Shares shifted sharply lower on June 23, with Nebius Group (NBIS) sliding 8% to $261.03 in pre-market trading, one day after officially joining the Nasdaq-100. The selloff raises a pointed question: was the recent surge driven by fundamentals or by a wave of forced buying that has now crested?
• The Index-Buying Wave Has Passed, and Gravity Is Returning. The Nasdaq-100 underpins more than 200 investment products managing upward of $800 billion globally, and all passive funds replicating the index had to acquire NBIS shares before the June 22 inclusion date.
Since the inclusion was announced on June 11, NBIS rallied 34%. Now that the mechanical buying is done, profit-takers are stepping in. Short interest has risen to a record 17.6% of shares outstanding , suggesting plenty of traders anticipated exactly this reversal.
• The Numbers Are Spectacular — But the Price Already Reflects Them. Q1 2026 revenue reached $399 million, a 684% year-over-year increase.
Nebius now holds a $19.4 billion Microsoft deal alongside the $27 billion Meta contract and a $2 billion capital injection from Nvidia. Yet nine of 16 analysts rate NBIS a "Buy," while their average price target of $244.07 sits 15% below Monday's close of $283.61.
Morningstar estimates fair value at just $120. The stock has sprinted past virtually every published target.
• Revenue Visibility Is Real, but So Is the Cash Burn. Nebius posted 2025 revenue of $530 million but an operating loss of $596 million — a gap that widened 49% year over year.

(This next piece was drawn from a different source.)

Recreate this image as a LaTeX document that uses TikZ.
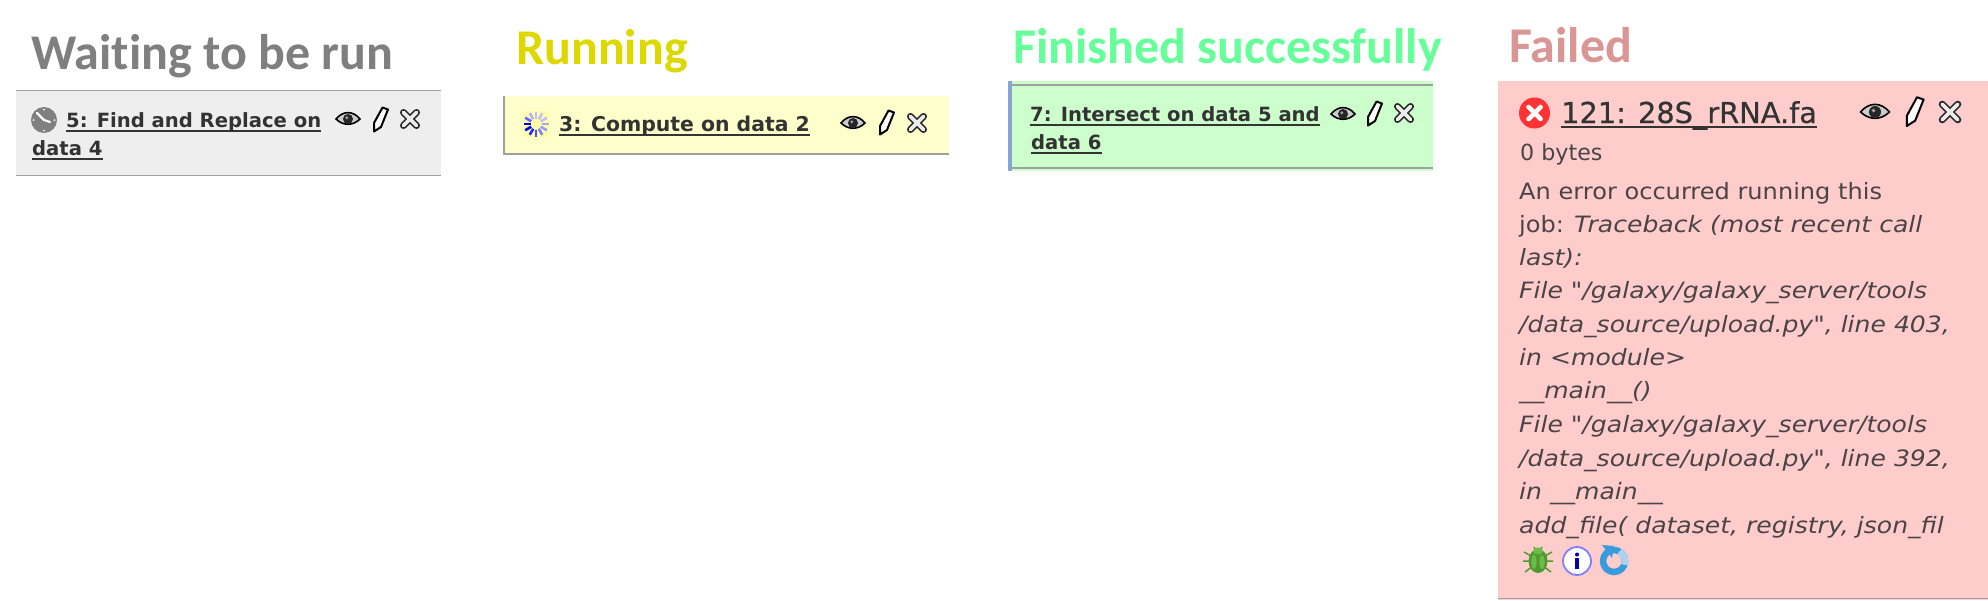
\documentclass[tikz,border=0pt]{standalone}
\usepackage{fontspec}
\usetikzlibrary{calc}
\newfontfamily\titlefont[Ligatures=NoCommon]{Carlito}
\newfontfamily\uifont{DejaVu Sans}
\newfontfamily\headfont[FakeBold=0.6]{DejaVu Sans}
\newfontfamily\errfont[FakeStretch=1.07]{DejaVu Sans}
\newfontfamily\erritfont[FakeStretch=1.115]{DejaVu Sans}
\definecolor{uigray}{HTML}{EEEEEE}
\definecolor{uiyellow}{HTML}{FFFFCC}
\definecolor{uigreen}{HTML}{CCFFCC}
\definecolor{uired}{HTML}{FFCCCC}
\definecolor{linegray}{HTML}{A0A0A0}
\definecolor{uitext}{HTML}{333333}
\definecolor{errtext}{HTML}{4A4446}
\definecolor{ttgray}{HTML}{7F7F7F}
\definecolor{ttyellow}{HTML}{DDD800}
\definecolor{ttgreen}{HTML}{66FF99}
\definecolor{ttred}{HTML}{D99694}
\definecolor{FFA}{HTML}{FFFFAA}
\definecolor{bugdark}{HTML}{4E9A2E}
\definecolor{buglight}{HTML}{6DBB4A}
\definecolor{refblue}{HTML}{3A9BDC}
\definecolor{refpale}{HTML}{A9D3EE}
\definecolor{sidebar}{HTML}{88A4D4}
\tikzset{
  titletext/.style={inner sep=0pt,anchor=base west,font=\titlefont\bfseries\fontsize{50}{50}\selectfont},
  joblabel/.style={inner sep=0pt,anchor=base west,text=uitext,font=\uifont\bfseries\fontsize{19.6}{22}\selectfont},
  joblabelbig/.style={joblabel,font=\uifont\bfseries\fontsize{20.4}{22}\selectfont},
  errlabel/.style={inner sep=0pt,anchor=base west,text=errtext,font=\errfont\fontsize{22.5}{26}\selectfont},
  errsmall/.style={errlabel,font=\uifont\fontsize{22.2}{26}\selectfont},
  errhead/.style={inner sep=0pt,anchor=base west,text=uitext,font=\headfont\fontsize{28.8}{30}\selectfont},
  errital/.style={errlabel,font=\erritfont\itshape\fontsize{22.5}{26}\selectfont},
  ruleline/.style={draw=linegray,line width=1.6pt},
  underl/.style={draw=uitext,line width=1.4pt},
  eyeicon/.pic={
    \draw[black,line width=1.6pt,fill=white!80!black] (-12,0) .. controls (-5,-8.5) and (5,-8.5) .. (12,0) .. controls (5,7) and (-5,7) .. (-12,0) -- cycle;
    \fill[black!85] (0,0) circle (5);
    \fill[black!35] (-1.2,-1.2) circle (1.6);
  },
  pencilicon/.pic={
    \draw[black,line width=2pt,line join=round,fill=white] (2.5,-11.5) -- (8,-9.5) -- (1,8) -- (-6,12.5) -- (-6,4) -- cycle;
  },
  crossicon/.pic={
    \draw[black!85,line width=7pt,line cap=round] (-6.5,-6.5) -- (6.5,6.5) (-6.5,6.5) -- (6.5,-6.5);
    \draw[white!92!black,line width=3.6pt,line cap=round] (-6.5,-6.5) -- (6.5,6.5) (-6.5,6.5) -- (6.5,-6.5);
  },
  spinner/.pic={
    \fill[FFA] (-13,-13) rectangle (13,13);
    \foreach \a/\c in {180/100,150/100,120/85,90/70,60/50,30/40,0/35,330/25,300/25,270/25,240/30,210/60}{
      \draw[blue!\c!white,line width=2.6pt] (\a:5.5) -- (\a:12.5);
    }
  },
  clockicon/.pic={
    \fill[black!50] (0,0) circle (13);
    \foreach \a in {0,90,180,270} \fill[white] (\a:10.5) circle (1);
    \draw[white,line width=2.2pt,line cap=round] (-7,-7) -- (0,0) -- (6,2);
  },
  erricon/.pic={
    \fill[red!80!white] (0,0) circle (15.5);
    \draw[white,line width=4.6pt,line cap=round] (-6,-6) -- (6,6) (-6,6) -- (6,-6);
  },
  bugicon/.pic={
    \draw[bugdark,line width=1.5pt] (-14,-8) -- (-5,-3) (14,-8) -- (5,-3) (-15,1) -- (5,1) (15,1) -- (-5,1) (-13,12) -- (-5,6) (13,12) -- (5,6) (-4,-13) -- (-2,-9) (4,-13) -- (2,-9);
    \fill[bugdark] (0,1) ellipse (9.5 and 12);
    \fill[buglight] (0,-9) ellipse (5 and 3.5);
    \fill[buglight] (-4,2) ellipse (2.6 and 7);
    \fill[buglight] (4,2) ellipse (2.6 and 7);
  },
  infoicon/.pic={
    \draw[blue!50!white,line width=1.8pt,fill=white] (0,0) circle (14);
    \fill[blue!70!black] (0,-6.5) circle (2);
    \fill[blue!70!black] (-1.8,-3) rectangle (1.8,8);
  },
  refreshicon/.pic={
    \draw[refblue,line width=6.5pt] (0,0) circle (11);
    \draw[refpale,line width=6.5pt] (-60:11) arc (-60:20:11);
    \fill[refblue] (-12,-16) -- (0,-15) -- (-2,-3) -- cycle;
  },
}
% \ulab{node name}{x}{y}{style}{text}: a label with its underline
\newcommand{\ulab}[5]{%
  \node[#4] (#1) at (#2,#3) {#5};
  \draw[underl] ($(#1.base west)+(0,4)$) -- ($(#1.base east)+(0,4)$);
}
\begin{document}
\begin{tikzpicture}[x=1pt,y=-1pt]
\useasboundingbox (0,0) rectangle (1988,600);
\fill[white] (0,0) rectangle (1988,600);

% titles
\node[titletext,text=ttgray] (t1) at (31,69) {Waiting to be run};
\node[titletext,text=ttyellow] (t2) at (516,64) {Running};
\node[titletext,text=ttgreen] (t3) at (1013,63) {Finished successfully};
\node[titletext,text=ttred] (t4) at (1509,62) {Failed};

% waiting panel
\fill[uigray] (16,90) rectangle (441,176);
\draw[ruleline] (16,90.5) -- (441,90.5) (16,175.5) -- (441,175.5);
\pic at (44,120) {clockicon};
\ulab{w1}{66}{127}{joblabel}{5: Find and Replace on}
\ulab{w2}{32}{155}{joblabel}{data 4}
\pic at (348,119) {eyeicon};
\pic at (380,119) {pencilicon};
\pic at (410,119) {crossicon};

% running panel
\fill[uiyellow] (503,96) rectangle (949,155);
\draw[ruleline] (504,96) -- (504,155) (503,154) -- (949,154);
\pic at (536,124) {spinner};
\ulab{r1}{559}{131}{joblabelbig}{3: Compute on data 2}
\pic at (853,123) {eyeicon};
\pic at (886,122) {pencilicon};
\pic at (917,123) {crossicon};

% finished panel
\fill[uigreen] (1008,81) rectangle (1433,171);
\draw[ruleline] (1010,85) -- (1433,85) (1010,168) -- (1433,168);
\fill[sidebar] (1008,81) rectangle (1012,171);
\ulab{f1}{1030}{121}{joblabel}{7: Intersect on data 5 and}
\ulab{f2}{1031}{149}{joblabel}{data 6}
\pic at (1343,114) {eyeicon};
\pic at (1374,113) {pencilicon};
\pic at (1404,113) {crossicon};

% failed panel
\fill[uired] (1498,81) rectangle (1988,600);
\draw[ruleline] (1498,598.5) -- (1988,598.5);
\pic at (1534.5,113) {erricon};
\ulab{e0}{1561}{123}{errhead}{121: 28S\_rRNA.fa}
\pic[scale=1.2] at (1875,112) {eyeicon};
\pic[scale=1.2] at (1914,111) {pencilicon};
\pic[scale=1.2] at (1950,112) {crossicon};
\node[errsmall] (e1) at (1520,160) {0 bytes};
\node[errlabel] (e2) at (1519,199) {An error occurred running this};
\node[errlabel] (e3) at (1519,232) {job: \erritfont\itshape Traceback (most recent call};
\node[errital] (e4) at (1519,265) {last):};
\node[errital] (e5) at (1519,298) {File "/galaxy/galaxy\_server/tools};
\node[errital] (e6) at (1519,332) {/data\_source/upload.py", line 403,};
\node[errital] (e7) at (1519,365) {in <module>};
\node[errital] (e8) at (1519,398) {\_\_main\_\_()};
\node[errital] (e9) at (1519,432) {File "/galaxy/galaxy\_server/tools};
\node[errital] (e10) at (1519,466) {/data\_source/upload.py", line 392,};
\node[errital] (e11) at (1519,499) {in \_\_main\_\_};
\node[errital] (e12) at (1519,533) {add\_file( dataset, registry, json\_fil};
\pic at (1538,560) {bugicon};
\pic at (1577,561) {infoicon};
\pic at (1614,561) {refreshicon};
\end{tikzpicture}
\end{document}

The company raised its 2026 capital spending guidance to $20–$25 billion , a staggering bet that it can build data centers fast enough to fulfill contracts. Analysts project revenue climbing to $21.3 billion by 2028 and a swing to earnings of $5.16 per share , but any construction delay or financing hiccup could punish a stock trading at triple-digit price-to-earnings ratios.
• Insiders Are Selling Into the Strength. Company insiders have offloaded $131 million in shares over the past three months, with zero insider purchases recorded. That contrast — executives cashing out while retail and index money pours in — deserves close attention.
Bottom line: Today's pullback looks like textbook consolidation after a catalyst-driven spike. The contracted revenue from Meta and Microsoft gives Nebius a longer runway than most startups, but at current prices the stock is betting that a company still losing money will flawlessly execute one of the largest data-center buildouts in history.